Alarm Clocks are premium: Save them for headliner G1s if your training cycle whiffed—150 Carats is worth a strategic wake-up.
Sample one-run clears (copy-paste routes)
Route A — Oaks full clear (Daiwa Scarlet)
Junior: Speed focus, sprinkle Stamina/Power; add one fan race.
Classic:
Early April: Oka Sho → Top 5
Late April: Flora Stakes → Top 2
Late May: Japanese Oaks → Win
Stats by Oaks: Speed 380–420 / Stamina 300 / Power 280–320.
Route B — Victoria Mile sweep (Silence Suzuka)
Senior:
Early April: Hanshin Umamusume Stakes → Top 3
Late April: Fukushima Umamusume Stakes → Top 3
Early May: Victoria Mile → Win
Stats by VM: Speed ~800 / Stamina 320–380 / Power 450+ (if not pure lead).
Stack Mile-specific corner/straight skills; prioritize clean start perks.
Route C — Yasuda Kinen trio (Maruzensky)
Senior:
Late April: Milers Cup → Win
Early May: Keio Hai Spring Cup (1400m) → Win
Early June: Yasuda Kinen → Win (ensure 15,000 fans)
Stats by Keio Hai: Speed 800–900 / Power 700+ / Stamina 320–380.
Final checklist before you queue the run
☐ Pick a one-run candidate (Daiwa Scarlet / Maruzensky / Silence Suzuka)
☐ Hit fan thresholds early (especially 15,000 for Yasuda)
☐ Slot distance-appropriate skills (Mile/Sprint corners, openers, tempo holds)
☐ Peak your Speed and Power before the three-race gauntlets
☐ Use Alarm Clocks sparingly (save for G1s)
☐ Track career counters—don’t miss the easy Monies
Why the Umamusume Spring G1 Celebration is worth your time
Even if you’re not chasing leaderboards, Spring G1 weeks pack unusually high value per minute: routine careers convert into guaranteed resources; the race triads are fast to route once your training template is set; and the 150 Carats completion bonus per set makes a noticeable dent in your gacha plans.
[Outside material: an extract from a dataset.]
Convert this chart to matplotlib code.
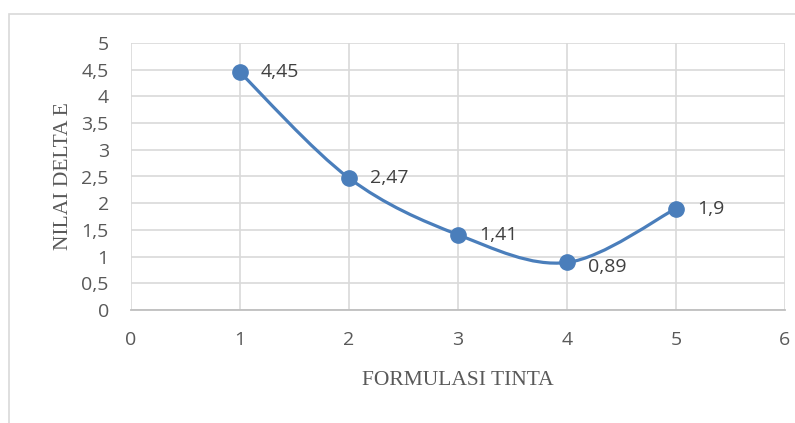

With the right horse on the right week, you can turn a single well-planned career into an entire mission set’s worth of clears—and walk away with fresh currency, clocks, and points for your next build.
Saddle up, map your calendar, and enjoy the most satisfying stretch of spring racing Umamusume has to offer.